381.991 Andrew John Anderson Pediatric Rare Disease Grant Program.—
(1)(a) There is created within the Department of Health the Andrew John Anderson Pediatric Rare Disease Grant Program. The purpose of the program is to advance the progress of research and cures for pediatric rare diseases by awarding grants through a competitive, peer-reviewed process.
(b) Subject to an annual appropriation by the Legislature, the program shall award grants for scientific and clinical research to further the search for new diagnostics, treatments, and cures for pediatric rare diseases.
(2)(a) Applications for grants for pediatric rare disease research may be submitted by any university or established research institute in the state. All qualified investigators in the state, regardless of institutional affiliation, shall have equal access and opportunity to compete for the research funding. Preference may be given to grant proposals that foster collaboration among institutions, researchers, and community practitioners, as such proposals support the advancement of treatments and cures of pediatric rare diseases through basic or applied research. Grants shall be awarded by the department, after consultation with the Rare Disease Advisory Council, pursuant to s. 381.99, on the basis of scientific merit, as determined by the competitive, peer-reviewed process to ensure objectivity, consistency, and high quality. The following types of applications may be considered for funding:
1. Investigator-initiated research grants.

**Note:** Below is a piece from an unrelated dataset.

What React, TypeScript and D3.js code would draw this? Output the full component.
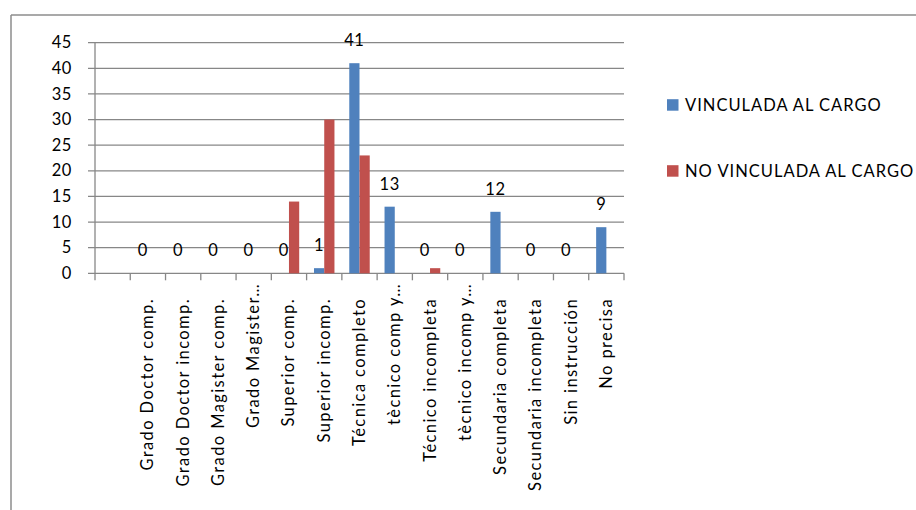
import React from "react";
import * as d3 from "d3";

// Education level categories (the first slot is an unnamed, empty category)
const categories: string[] = [
  "",
  "Grado Doctor comp.",
  "Grado Doctor incomp.",
  "Grado Magister comp.",
  "Grado Magister…",
  "Superior comp.",
  "Superior incomp.",
  "Técnica completo",
  "tècnico comp y…",
  "Técnico incompleta",
  "tècnico incomp y…",
  "Secundaria completa",
  "Secundaria incompleta",
  "Sin instrucción",
  "No precisa",
];

const seriesNames: string[] = ["VINCULADA AL CARGO", "NO VINCULADA AL CARGO"];
const vinculada: (number | null)[] = [null, 0, 0, 0, 0, 0, 1, 41, 13, 0, 0, 12, 0, 0, 9];
const noVinculada: (number | null)[] = [null, null, null, null, null, 14, 30, 23, null, 1, null, null, null, null, null];
const yTicks: number[] = [0, 5, 10, 15, 20, 25, 30, 35, 40, 45];

const W = 916;
const H = 510;
const FONT = "Lato, 'Open Sans', sans-serif";
const COLORS = ["#4F81BD", "#C0504D"];
const GRID = "#878787";

export default function App() {
  const plot = { left: 95, right: 624, top: 42.7, bottom: 273.3 };

  const x = d3.scaleBand<number>()
    .domain(d3.range(categories.length))
    .range([plot.left, plot.right])
    .paddingInner(0)
    .paddingOuter(0);

  const y = d3.scaleLinear().domain([0, 45]).range([plot.bottom, plot.top]);

  const bw = x.bandwidth();
  const barW = bw * 0.29;
  const series = [vinculada, noVinculada];

  return (
    <svg
      width={W}
      height={H}
      style={{ position: "absolute", left: 0, top: 0, background: "#fff" }}
      fontFamily={FONT}
    >
      {/* outer chart frame (top and left edges visible) */}
      <line x1={11} x2={W} y1={15} y2={15} stroke="#8c8c8c" strokeWidth={1.5} />
      <line x1={11} x2={11} y1={15} y2={H} stroke="#8c8c8c" strokeWidth={1.5} />

      {/* horizontal gridlines with left tick stubs */}
      {yTicks.map((t) => (
        <g key={t}>
          <line x1={plot.left - 7} x2={plot.right} y1={y(t)} y2={y(t)} stroke={GRID} strokeWidth={1.3} />
          <text x={72} y={y(t)} dy={5.6} textAnchor="end" fontSize={16.5} letterSpacing={0.6} fill="#000">
            {t}
          </text>
        </g>
      ))}

      {/* y axis */}
      <line x1={plot.left} x2={plot.left} y1={plot.top} y2={plot.bottom} stroke={GRID} strokeWidth={1.3} />

      {/* x axis ticks at category boundaries */}
      {d3.range(categories.length + 1).map((i) => {
        const xx = plot.left + i * bw;
        return <line key={i} x1={xx} x2={xx} y1={plot.bottom} y2={plot.bottom + 7} stroke={GRID} strokeWidth={1.3} />;
      })}

      {/* bars */}
      {series.map((vals, s) =>
        vals.map((v, i) =>
          v === null ? null : (
            <rect
              key={`${s}-${i}`}
              x={(x(i) as number) + bw / 2 - barW + s * barW}
              y={y(v)}
              width={barW}
              height={plot.bottom - y(v)}
              fill={COLORS[s]}
            />
          )
        )
      )}

      {/* data labels for the first series */}
      {vinculada.map((v, i) =>
        v === null ? null : (
          <text
            key={`lbl-${i}`}
            x={(x(i) as number) + bw / 2 - barW / 2}
            y={y(v) - 17}
            textAnchor="middle"
            fontSize={16.5}
            letterSpacing={0.6}
            fill="#000"
          >
            {v}
          </text>
        )
      )}

      {/* rotated category labels */}
      {categories.map((c, i) => {
        const cx = (x(i) as number) + bw / 2;
        const yEnd = c.endsWith("…") ? 283 : 298;
        return (
          <text
            key={`cat-${i}`}
            transform={`translate(${cx + 5.5},${yEnd}) rotate(-90)`}
            textAnchor="end"
            fontSize={16.5}
            letterSpacing={1.4}
            fill="#000"
          >
            {c}
          </text>
        );
      })}

      {/* legend */}
      {seriesNames.map((n, i) => {
        const ly = 105 + i * 66;
        return (
          <g key={n}>
            <rect x={667} y={ly - 5.8} width={11.5} height={11.5} fill={COLORS[i]} />
            <text x={685} y={ly + 5.8} fontSize={16.5} letterSpacing={1.0} fill="#000">
              {n}
            </text>
          </g>
        );
      })}
    </svg>
  );
}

2. Institutional research grants.
3. Collaborative research grants, including those that advance the finding of treatment and cures through basic or applied research.
(b) To ensure appropriate and fair evaluation of grant applications based on scientific merit, the department shall appoint peer review panels of independent, scientifically qualified individuals to review the scientific merit of each proposal and establish its priority score. The priority scores shall be forwarded to the council and must be considered in determining which proposals shall be recommended for funding.
(c) The council and the peer review panels shall establish and follow rigorous guidelines for ethical conduct and adhere to a strict policy with regard to conflicts of interest. A member of the council or panel may not participate in any discussion or decision of the council or panel with respect to a research proposal by any firm, entity, or agency that the member is associated with as a member of the governing body or as an employee or with which the member has entered into a contractual arrangement.
(d) Notwithstanding s. 216.301 and pursuant to s. 216.351, the balance of any appropriation from the General Revenue Fund for the Andrew John Anderson Pediatric Rare Disease Grant Program that is not disbursed but that is obligated pursuant to contract or committed to be expended by June 30 of the fiscal year in which the funds are appropriated may be carried forward for up to 5 years after the effective date of the original appropriation.